[Requirements]: Omitting the pictures, copy exactly each line from the one containing "What matplotlib code" up to and including the one containing "import matplotlib.pyplot as plt".
▬▬▬
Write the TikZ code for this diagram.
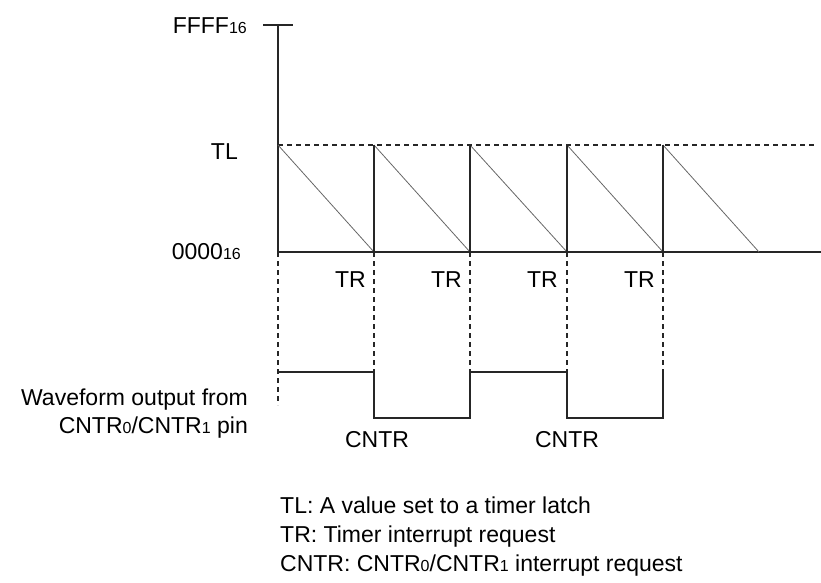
\documentclass[tikz,border=0pt]{standalone}
\usepackage{fontspec}
\setmainfont{Liberation Sans}
\newcommand\smalldig[1]{{\fontsize{16}{16}\selectfont #1}}
\begin{document}
\begin{tikzpicture}[x=1pt,y=-1pt,
  lbl/.style={inner sep=0pt, font=\fontsize{23}{27}\selectfont},
  solidline/.style={line width=2pt, draw=black!85},
  dashline/.style={line width=2pt, draw=black!85, dash pattern=on 5pt off 4pt},
  ramp/.style={line width=0.8pt, draw=black!60}]
\useasboundingbox (0,0) rectangle (821,582);
% key coordinates
\coordinate (top) at (278,25);
\coordinate (o) at (278,252);
\coordinate (tl0) at (278,145);
\coordinate (tlend) at (817,145);
\coordinate (bend) at (821,252);
\foreach \i/\x in {1/374,2/470,3/567,4/663}{
  \coordinate (t\i) at (\x,145);
  \coordinate (b\i) at (\x,252);
  \coordinate (h\i) at (\x,372);
  \coordinate (l\i) at (\x,418);
}
\coordinate (rampend) at (759,252);
\coordinate (h0) at (278,372);
\coordinate (d0) at (278,405);
% axis
\draw[solidline] (top) -- (o);
\draw[solidline] (263,25) -- (293,25);
\draw[solidline] (o) -- (bend);
\draw[dashline] (tl0) -- (tlend);
% counter ramps
\draw[ramp] (tl0) -- (b1);
\draw[ramp] (t1) -- (b2);
\draw[ramp] (t2) -- (b3);
\draw[ramp] (t3) -- (b4);
\draw[ramp] (t4) -- (rampend);
\foreach \i in {1,2,3,4}{
  \draw[solidline] (b\i) -- (t\i);
  \draw[dashline] (b\i) -- (h\i);
}
\draw[dashline] (o) -- (d0);
% waveform
\draw[solidline] (h0) -- (h1) -- (l1) -- (l2) -- (h2) -- (h3) -- (l3) -- (l4) -- (h4);
% labels
\node[lbl, anchor=base east] (lffff) at (247,33) {FFFF\smalldig{16}};
\node[lbl, anchor=base east] (ltl) at (238,159) {TL};
\node[lbl, anchor=base east] (lzero) at (241,259) {0000\smalldig{16}};
\node[lbl, anchor=base east] (tr1) at (366,287) {TR};
\node[lbl, anchor=base east] (tr2) at (462,287) {TR};
\node[lbl, anchor=base east] (tr3) at (558,287) {TR};
\node[lbl, anchor=base east] (tr4) at (655,287) {TR};
\node[lbl, anchor=base] (cn1) at (377,447) {CNTR};
\node[lbl, anchor=base] (cn2) at (567,447) {CNTR};
\node[lbl, anchor=base east] (wf1) at (248,405) {Waveform output from};
\node[lbl, anchor=base east] (wf2) at (248,433) {CNTR\smalldig{0}/CNTR\smalldig{1} pin};
\node[lbl, anchor=base west] (lg1) at (280,513) {TL: A value set to a timer latch};
\node[lbl, anchor=base west] (lg2) at (280,542) {TR: Timer interrupt request};
\node[lbl, anchor=base west] (lg3) at (280,571) {CNTR: CNTR\smalldig{0}/CNTR\smalldig{1} interrupt request};
\end{tikzpicture}
\end{document}
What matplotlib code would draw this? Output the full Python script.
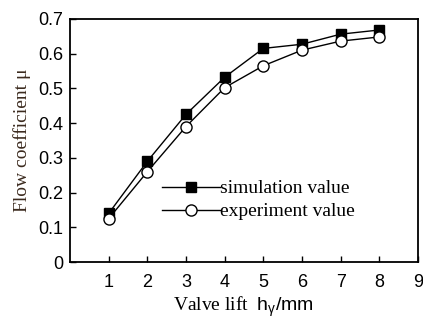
import matplotlib
matplotlib.use("Agg")
import matplotlib.pyplot as plt

plt.rcParams['mathtext.fontset'] = 'custom'
plt.rcParams['mathtext.rm'] = 'Liberation Serif'
plt.rcParams['mathtext.sf'] = 'Liberation Sans'
plt.rcParams['mathtext.it'] = 'Liberation Sans:italic'

lift = [1, 2, 3, 4, 5, 6, 7, 8]
simulation = [0.14, 0.29, 0.425, 0.532, 0.615, 0.627, 0.656, 0.668]
experiment = [0.125, 0.26, 0.39, 0.502, 0.565, 0.61, 0.636, 0.648]
xticks = [1, 2, 3, 4, 5, 6, 7, 8, 9]
yticks = [0, 0.1, 0.2, 0.3, 0.4, 0.5, 0.6, 0.7]
ytick_labels = ['0', '0.1', '0.2', '0.3', '0.4', '0.5', '0.6', '0.7']

fig = plt.figure(figsize=(4.23, 3.2), dpi=100)
ax = fig.add_axes([0.1655, 0.181, 0.8225, 0.760])

ax.plot(lift, simulation, '-', color='black', lw=1.0, marker='s', ms=7,
        mfc='black', mec='black', label='simulation value')
ax.plot(lift, experiment, '-', color='black', lw=1.0, marker='o', ms=8,
        mfc='white', mec='black', label='experiment value')

ax.set_xlim(0, 9)
ax.set_ylim(0, 0.7)
ax.set_xticks(xticks)
ax.set_yticks(yticks)
ax.set_yticklabels(ytick_labels)
ax.tick_params(direction='in', length=4, width=1, labelsize=13,
               top=False, right=False)
ax.tick_params(axis='x', pad=8.5)
ax.tick_params(axis='y', pad=5)
for lab in ax.get_xticklabels() + ax.get_yticklabels():
    lab.set_fontfamily('Liberation Sans')
for s in ax.spines.values():
    s.set_linewidth(1.3)

ax.set_ylabel('Flow coefficient μ', fontfamily='Liberation Serif',
              fontsize=14, color='#3b2a1e', labelpad=5)
ax.set_xlabel('Valve lift  $\\mathsf{h_{γ}/mm}$', fontfamily='Liberation Serif',
              fontsize=14, labelpad=3)

leg = ax.legend(loc='center left', bbox_to_anchor=(0.264, 0.255), frameon=False,
                prop={'family': 'Liberation Serif', 'size': 14},
                handlelength=3.0, handletextpad=0.0, labelspacing=0.28,
                borderaxespad=0, borderpad=0)

fig.savefig('out.png', dpi=100)
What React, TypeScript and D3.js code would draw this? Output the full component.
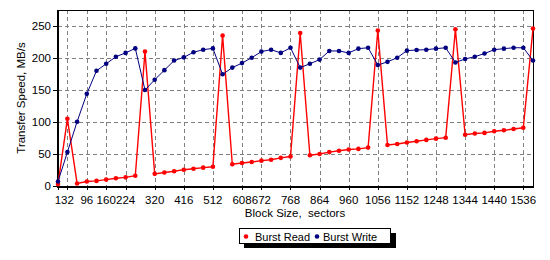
import React from "react";
import * as d3 from "d3";

const blockSizes = [1, 32, 64, 96, 128, 160, 192, 224, 256, 288, 320, 352, 384, 416, 448, 480, 512, 544, 576, 608, 640, 672, 704, 736, 768, 800, 832, 864, 896, 928, 960, 992, 1024, 1056, 1088, 1120, 1152, 1184, 1216, 1248, 1280, 1312, 1344, 1376, 1408, 1440, 1472, 1504, 1536, 1568];
const burstRead = [3, 105, 4, 7, 8, 10, 12, 13.5, 16, 210, 19, 21, 23, 25.5, 27, 28.7, 30, 235, 34, 36, 37.5, 39.6, 41, 44, 46, 239, 48, 50, 53, 55, 57, 58, 60, 243, 64, 65.6, 68, 70, 72, 74, 75.5, 245, 80, 82, 83, 85.5, 87, 89, 91, 246];
const burstWrite = [7, 53, 100.5, 144, 180, 191, 202, 208, 215, 150, 166, 181, 196, 201, 209, 213, 215, 174.5, 185, 192, 200.5, 210, 213, 208, 216, 185, 191, 197.5, 211, 211, 208, 214.6, 216, 189, 194, 200.5, 211.5, 212.5, 213, 214.6, 216, 193, 198.5, 202, 207, 213, 214.6, 216, 216, 196];
const xTicks = [1, 32, 96, 160, 224, 320, 416, 512, 608, 672, 768, 864, 960, 1056, 1152, 1248, 1344, 1440, 1536];
const yTicks = [0, 50, 100, 150, 200, 250];
const seriesNames = ["Burst Read", "Burst Write"];
const seriesColors = ["#ff0000", "#000080"];

export default function App() {
  const left = 58, right = 533, top = 10, bottom = 186;
  const x = d3.scaleLinear().domain([1, 1568]).range([left, right]);
  const y = d3.scaleLinear().domain([0, 275]).range([bottom, top]);
  const font = "Liberation Sans, Arial, sans-serif";
  const series = [burstRead, burstWrite];
  const line = d3.line<number>().x((_, i) => x(blockSizes[i])).y((d) => y(d));
  const legendItems = [
    { marker: 246, text: 255 },
    { marker: 317, text: 323 },
  ];

  return (
    <svg width={550} height={260} style={{ position: "absolute", left: 0, top: 0, background: "#fff" }} fontFamily={font}>
      <rect x={0} y={0} width={550} height={260} fill="#fff" />
      {xTicks.map((t) => (
        <line key={"gx" + t} x1={Math.round(x(t)) + 0.5} x2={Math.round(x(t)) + 0.5} y1={top} y2={bottom} stroke="#808080" strokeDasharray="4,3" />
      ))}
      {yTicks.map((t) => (
        <line key={"gy" + t} x1={left} x2={right} y1={Math.round(y(t)) + 0.5} y2={Math.round(y(t)) + 0.5} stroke="#808080" strokeDasharray="4,3" />
      ))}
      <line x1={left} x2={right} y1={top + 0.5} y2={top + 0.5} stroke="#000" />
      <line x1={right + 0.5} x2={right + 0.5} y1={top} y2={bottom} stroke="#000" />
      <line x1={left} x2={left} y1={top} y2={bottom + 1} stroke="#000" strokeWidth={2} />
      <line x1={left - 1} x2={right + 1} y1={bottom + 1} y2={bottom + 1} stroke="#000" strokeWidth={2} />
      {yTicks.map((t) => (
        <g key={"yt" + t}>
          <line x1={left - 5} x2={left} y1={Math.round(y(t)) + 0.5} y2={Math.round(y(t)) + 0.5} stroke="#000" />
          <text x={51} y={y(t) + 4} fontSize={11.5} textAnchor="end" fill="#000">{t}</text>
        </g>
      ))}
      {xTicks.map((t) => (
        <g key={"xt" + t}>
          <line x1={Math.round(x(t)) + 0.5} x2={Math.round(x(t)) + 0.5} y1={bottom} y2={bottom + 4} stroke="#000" />
          <text x={x(t)} y={204} fontSize={11.5} textAnchor="middle" fill="#000">{t}</text>
        </g>
      ))}
      <text x={295} y={217} fontSize={11.5} textAnchor="middle" fill="#000">{"Block Size,\u00a0 sectors"}</text>
      <text transform={`translate(25,${(top + bottom) / 2}) rotate(-90)`} fontSize={11.5} textAnchor="middle" fill="#000">Transfer Speed, MB/s</text>
      {series.map((s, si) => (
        <g key={"s" + si}>
          <path d={line(s) || ""} fill="none" stroke={seriesColors[si]} strokeWidth={si === 0 ? 1.4 : 1} />
          {s.map((v, i) => (
            <circle key={i} cx={x(blockSizes[i])} cy={y(v)} r={2.3} fill={seriesColors[si]} />
          ))}
        </g>
      ))}
      <rect x={244} y={233} width={152} height={15} fill="#000" />
      <rect x={239.5} y={228.5} width={151} height={15} fill="#fff" stroke="#000" />
      {legendItems.map((it, i) => (
        <g key={"lg" + i}>
          <circle cx={it.marker} cy={236.5} r={2.3} fill={seriesColors[i]} />
          <text x={it.text} y={241} fontSize={11} fill="#000">{seriesNames[i]}</text>
        </g>
      ))}
    </svg>
  );
}
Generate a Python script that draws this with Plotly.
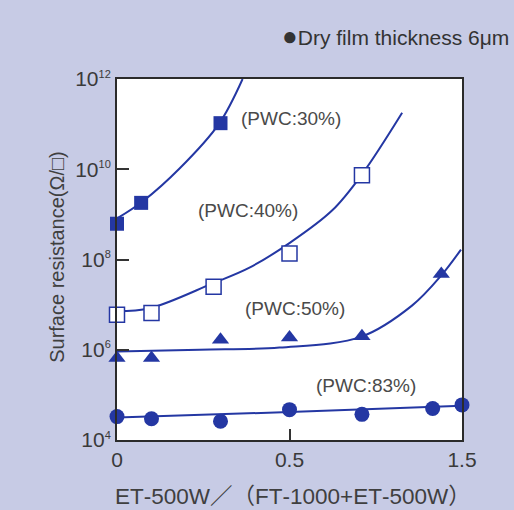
import plotly.graph_objects as go

# Measured surface resistance (Ω/□) vs. ET-500W / (FT-1000 + ET-500W)
pwc30_x = [0, 0.07, 0.3]
pwc30_y = [6.2e8, 1.8e9, 1.05e11]
pwc40_x = [0, 0.1, 0.28, 0.5, 0.92]
pwc40_y = [6.0e6, 6.5e6, 2.5e7, 1.35e8, 7.4e9]
pwc50_x = [0, 0.1, 0.3, 0.5, 0.92, 1.38]
pwc50_y = [6.6e5, 6.6e5, 1.66e6, 1.86e6, 2.0e6, 4.8e7]
pwc83_x = [0, 0.1, 0.3, 0.5, 0.92, 1.33, 1.5]
pwc83_y = [3.3e4, 2.95e4, 2.6e4, 4.7e4, 3.7e4, 5.0e4, 6.0e4]

# Trend curves (points along each hand-fitted curve)
fit30_x = [0, 0.075, 0.182, 0.295, 0.364]
fit30_y = [8.1e8, 1.95e9, 1.05e10, 1.0e11, 1.0e12]
fit40_x = [0, 0.095, 0.277, 0.384, 0.506, 0.748, 0.917, 1.153]
fit40_y = [7.1e6, 8.3e6, 2.95e7, 6.6e7, 2.4e8, 1.23e9, 7.4e9, 1.78e11]
fit50_x = [0, 0.24, 0.471, 0.917, 1.21, 1.379, 1.494]
fit50_y = [9.1e5, 1.0e6, 1.12e6, 1.95e6, 9.5e6, 4.4e7, 1.66e8]
fit83_x = [0, 0.5, 1.5]
fit83_y = [3.16e4, 4.17e4, 5.75e4]

series_labels = ["(PWC:30%)", "(PWC:40%)", "(PWC:50%)", "(PWC:83%)"]
x_ticks = [0, 0.5, 1.5]
x_tick_text = ["0", "0.5", "1.5"]
y_ticks = [1e4, 1e6, 1e8, 1e10, 1e12]
y_tick_text = ["10<sup><span style='font-size:11px'>%d</span></sup>" % e for e in (4, 6, 8, 10, 12)]

BLUE = "#2437a3"
FONT = "Liberation Sans, Arial, Noto Sans CJK JP, sans-serif"


def axis_pos(v):
    # the x-axis is compressed by half beyond 0.5
    return v if v <= 0.5 else 0.5 + (v - 0.5) / 2.0


def mapped(xs):
    return [axis_pos(v) for v in xs]


fig = go.Figure()

for fx, fy in [(fit30_x, fit30_y), (fit40_x, fit40_y), (fit50_x, fit50_y), (fit83_x, fit83_y)]:
    fig.add_trace(go.Scatter(
        x=mapped(fx), y=fy, mode="lines",
        line=dict(color=BLUE, width=2, shape="spline", smoothing=1.0),
        hoverinfo="skip", showlegend=False, cliponaxis=True,
    ))

marker_styles = [
    (pwc30_x, pwc30_y, dict(symbol="square", size=14, color=BLUE)),
    (pwc40_x, pwc40_y, dict(symbol="square", size=15, color="white",
                            line=dict(width=1.5, color=BLUE))),
    (pwc50_x, pwc50_y, dict(symbol="triangle-up", size=15, color=BLUE)),
    (pwc83_x, pwc83_y, dict(symbol="circle", size=15, color=BLUE)),
]
for mx, my, mk in marker_styles:
    fig.add_trace(go.Scatter(
        x=mapped(mx), y=my, mode="markers", marker=mk,
        showlegend=False, cliponaxis=False,
    ))

label_pos = [(0.504, 11.13), (0.38, 9.09), (0.516, 6.91), (0.722, 5.2)]
annotations = []
for text, (ax, ay) in zip(series_labels, label_pos):
    annotations.append(dict(
        x=ax, y=ay, xref="x", yref="y", text=text, showarrow=False,
        font=dict(family=FONT, size=19, color="#4a4a4a"),
    ))

annotations.append(dict(
    x=1.142, y=1.119, xref="paper", yref="paper", xanchor="right", yanchor="middle",
    text="<span style='font-size:26px'>●</span>Dry film thickness 6μm", showarrow=False,
    font=dict(family=FONT, size=21, color="#333333"),
))
annotations.append(dict(
    x=-0.212, y=0.507, xref="paper", yref="paper", textangle=-90,
    text="Surface resistance(Ω/□)", showarrow=False,
    font=dict(family=FONT, size=20, color="#3f3f3f"),
))
annotations.append(dict(
    x=0.51, y=-0.197, xref="paper", yref="paper",
    text="ET‐500W／（FT‐1000+ET‐500W）", showarrow=False,
    font=dict(family=FONT, size=22.5, color="#3f3f3f"),
))

fig.update_layout(
    width=514, height=510,
    margin=dict(l=117, r=52, t=79, b=70),
    paper_bgcolor="#c7cbe5",
    plot_bgcolor="white",
    font=dict(family=FONT, size=21, color="#3a3a3a"),
    annotations=annotations,
    xaxis=dict(
        range=[0, 1.0],
        tickvals=mapped(x_ticks), ticktext=x_tick_text,
        ticks="inside", ticklen=11, tickwidth=1.5, tickcolor="#333",
        showline=True, mirror=True, linecolor="#2b2b2b", linewidth=2,
        showgrid=False, zeroline=False,
        tickfont=dict(family=FONT, size=21, color="#3a3a3a"),
    ),
    yaxis=dict(
        type="log", range=[4, 12],
        tickvals=y_ticks, ticktext=y_tick_text,
        ticks="inside", ticklen=12, tickwidth=1.5, tickcolor="#333",
        showline=True, mirror=True, linecolor="#2b2b2b", linewidth=2,
        showgrid=False, zeroline=False,
        tickfont=dict(family=FONT, size=21, color="#3a3a3a"),
    ),
)

fig.write_html("out.html")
▬▬▬
[Finished exercise]:
What matplotlib code would draw this? Output the full Python script.
import matplotlib
matplotlib.use("Agg")
import matplotlib.pyplot as plt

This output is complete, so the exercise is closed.